**Dataset content:**
===============

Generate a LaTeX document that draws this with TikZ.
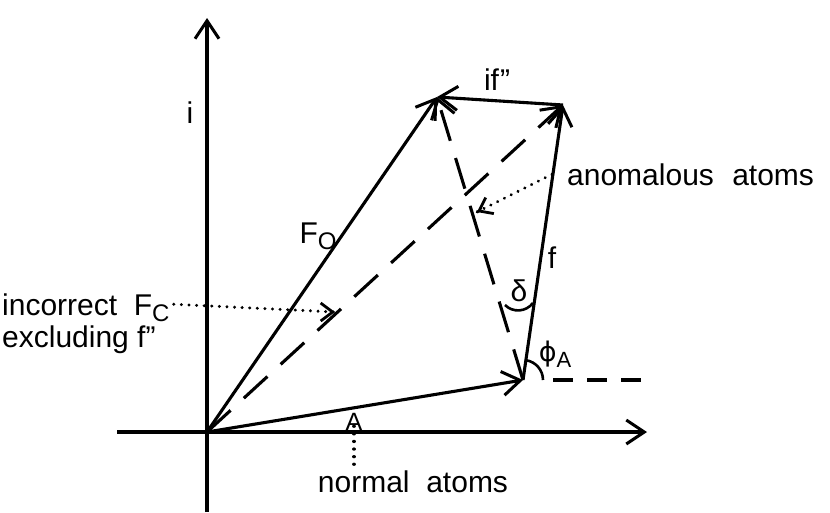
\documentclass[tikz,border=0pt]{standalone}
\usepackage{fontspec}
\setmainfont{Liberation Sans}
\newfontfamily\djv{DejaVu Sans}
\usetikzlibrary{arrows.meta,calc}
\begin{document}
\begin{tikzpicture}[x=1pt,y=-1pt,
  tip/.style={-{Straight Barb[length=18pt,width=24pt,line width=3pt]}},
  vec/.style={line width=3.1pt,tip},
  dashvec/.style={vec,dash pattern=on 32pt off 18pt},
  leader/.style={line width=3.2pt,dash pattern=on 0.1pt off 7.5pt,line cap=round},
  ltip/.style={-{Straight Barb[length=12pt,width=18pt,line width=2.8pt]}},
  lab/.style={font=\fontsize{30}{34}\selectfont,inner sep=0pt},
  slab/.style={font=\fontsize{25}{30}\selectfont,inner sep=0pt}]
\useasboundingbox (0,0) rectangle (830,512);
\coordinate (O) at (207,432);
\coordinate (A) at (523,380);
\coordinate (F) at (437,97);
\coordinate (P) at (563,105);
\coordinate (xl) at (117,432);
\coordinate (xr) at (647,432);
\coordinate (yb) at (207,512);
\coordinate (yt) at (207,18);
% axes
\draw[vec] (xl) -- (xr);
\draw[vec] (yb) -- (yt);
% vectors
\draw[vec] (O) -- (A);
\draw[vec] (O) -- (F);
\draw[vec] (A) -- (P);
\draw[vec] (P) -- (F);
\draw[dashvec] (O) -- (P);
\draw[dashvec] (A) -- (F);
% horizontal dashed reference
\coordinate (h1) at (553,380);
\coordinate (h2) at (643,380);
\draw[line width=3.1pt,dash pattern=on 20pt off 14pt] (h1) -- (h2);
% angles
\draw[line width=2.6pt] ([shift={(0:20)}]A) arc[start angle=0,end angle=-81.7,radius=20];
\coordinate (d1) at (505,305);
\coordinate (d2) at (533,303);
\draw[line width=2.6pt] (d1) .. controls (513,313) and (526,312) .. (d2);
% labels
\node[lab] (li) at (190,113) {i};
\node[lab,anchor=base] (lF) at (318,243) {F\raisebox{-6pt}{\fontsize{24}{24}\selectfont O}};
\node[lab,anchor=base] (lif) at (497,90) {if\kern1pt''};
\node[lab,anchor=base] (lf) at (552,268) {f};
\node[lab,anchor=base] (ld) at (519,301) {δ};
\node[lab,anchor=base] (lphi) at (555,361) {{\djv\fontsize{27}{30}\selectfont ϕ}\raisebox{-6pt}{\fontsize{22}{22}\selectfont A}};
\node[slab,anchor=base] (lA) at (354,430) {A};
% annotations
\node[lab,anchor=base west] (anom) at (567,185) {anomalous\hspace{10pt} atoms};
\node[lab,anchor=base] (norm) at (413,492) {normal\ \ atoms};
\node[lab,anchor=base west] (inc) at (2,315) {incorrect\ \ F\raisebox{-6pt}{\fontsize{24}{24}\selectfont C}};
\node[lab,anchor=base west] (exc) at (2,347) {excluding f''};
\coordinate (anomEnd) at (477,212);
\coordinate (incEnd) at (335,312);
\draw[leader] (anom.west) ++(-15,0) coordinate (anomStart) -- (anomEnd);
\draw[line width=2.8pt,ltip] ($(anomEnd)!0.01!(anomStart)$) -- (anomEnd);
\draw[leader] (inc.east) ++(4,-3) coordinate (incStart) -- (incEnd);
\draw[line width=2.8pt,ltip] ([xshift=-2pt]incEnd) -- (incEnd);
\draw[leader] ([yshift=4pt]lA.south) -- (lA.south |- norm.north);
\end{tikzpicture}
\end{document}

===============

Pictures in the data above should not be copied; transcribe everything else exactly.

**Response to this task:**
Generate a LaTeX document that draws this with TikZ.
\documentclass[tikz,border=0pt]{standalone}
\usepackage{fontspec}
\setmainfont{Liberation Sans}
\newfontfamily\djv{DejaVu Sans}
\usetikzlibrary{arrows.meta,calc}
\begin{document}
\begin{tikzpicture}[x=1pt,y=-1pt,
  tip/.style={-{Straight Barb[length=18pt,width=24pt,line width=3pt]}},
  vec/.style={line width=3.1pt,tip},
  dashvec/.style={vec,dash pattern=on 32pt off 18pt},
  leader/.style={line width=3.2pt,dash pattern=on 0.1pt off 7.5pt,line cap=round},
  ltip/.style={-{Straight Barb[length=12pt,width=18pt,line width=2.8pt]}},
  lab/.style={font=\fontsize{30}{34}\selectfont,inner sep=0pt},
  slab/.style={font=\fontsize{25}{30}\selectfont,inner sep=0pt}]
\useasboundingbox (0,0) rectangle (830,512);
\coordinate (O) at (207,432);
\coordinate (A) at (523,380);
\coordinate (F) at (437,97);
\coordinate (P) at (563,105);
\coordinate (xl) at (117,432);
\coordinate (xr) at (647,432);
\coordinate (yb) at (207,512);
\coordinate (yt) at (207,18);
% axes
\draw[vec] (xl) -- (xr);
\draw[vec] (yb) -- (yt);
% vectors
\draw[vec] (O) -- (A);
\draw[vec] (O) -- (F);
\draw[vec] (A) -- (P);
\draw[vec] (P) -- (F);
\draw[dashvec] (O) -- (P);
\draw[dashvec] (A) -- (F);
% horizontal dashed reference
\coordinate (h1) at (553,380);
\coordinate (h2) at (643,380);
\draw[line width=3.1pt,dash pattern=on 20pt off 14pt] (h1) -- (h2);
% angles
\draw[line width=2.6pt] ([shift={(0:20)}]A) arc[start angle=0,end angle=-81.7,radius=20];
\coordinate (d1) at (505,305);
\coordinate (d2) at (533,303);
\draw[line width=2.6pt] (d1) .. controls (513,313) and (526,312) .. (d2);
% labels
\node[lab] (li) at (190,113) {i};
\node[lab,anchor=base] (lF) at (318,243) {F\raisebox{-6pt}{\fontsize{24}{24}\selectfont O}};
\node[lab,anchor=base] (lif) at (497,90) {if\kern1pt''};
\node[lab,anchor=base] (lf) at (552,268) {f};
\node[lab,anchor=base] (ld) at (519,301) {δ};
\node[lab,anchor=base] (lphi) at (555,361) {{\djv\fontsize{27}{30}\selectfont ϕ}\raisebox{-6pt}{\fontsize{22}{22}\selectfont A}};
\node[slab,anchor=base] (lA) at (354,430) {A};
% annotations
\node[lab,anchor=base west] (anom) at (567,185) {anomalous\hspace{10pt} atoms};
\node[lab,anchor=base] (norm) at (413,492) {normal\ \ atoms};
\node[lab,anchor=base west] (inc) at (2,315) {incorrect\ \ F\raisebox{-6pt}{\fontsize{24}{24}\selectfont C}};
\node[lab,anchor=base west] (exc) at (2,347) {excluding f''};
\coordinate (anomEnd) at (477,212);
\coordinate (incEnd) at (335,312);
\draw[leader] (anom.west) ++(-15,0) coordinate (anomStart) -- (anomEnd);
\draw[line width=2.8pt,ltip] ($(anomEnd)!0.01!(anomStart)$) -- (anomEnd);
\draw[leader] (inc.east) ++(4,-3) coordinate (incStart) -- (incEnd);
\draw[line width=2.8pt,ltip] ([xshift=-2pt]incEnd) -- (incEnd);
\draw[leader] ([yshift=4pt]lA.south) -- (lA.south |- norm.north);
\end{tikzpicture}
\end{document}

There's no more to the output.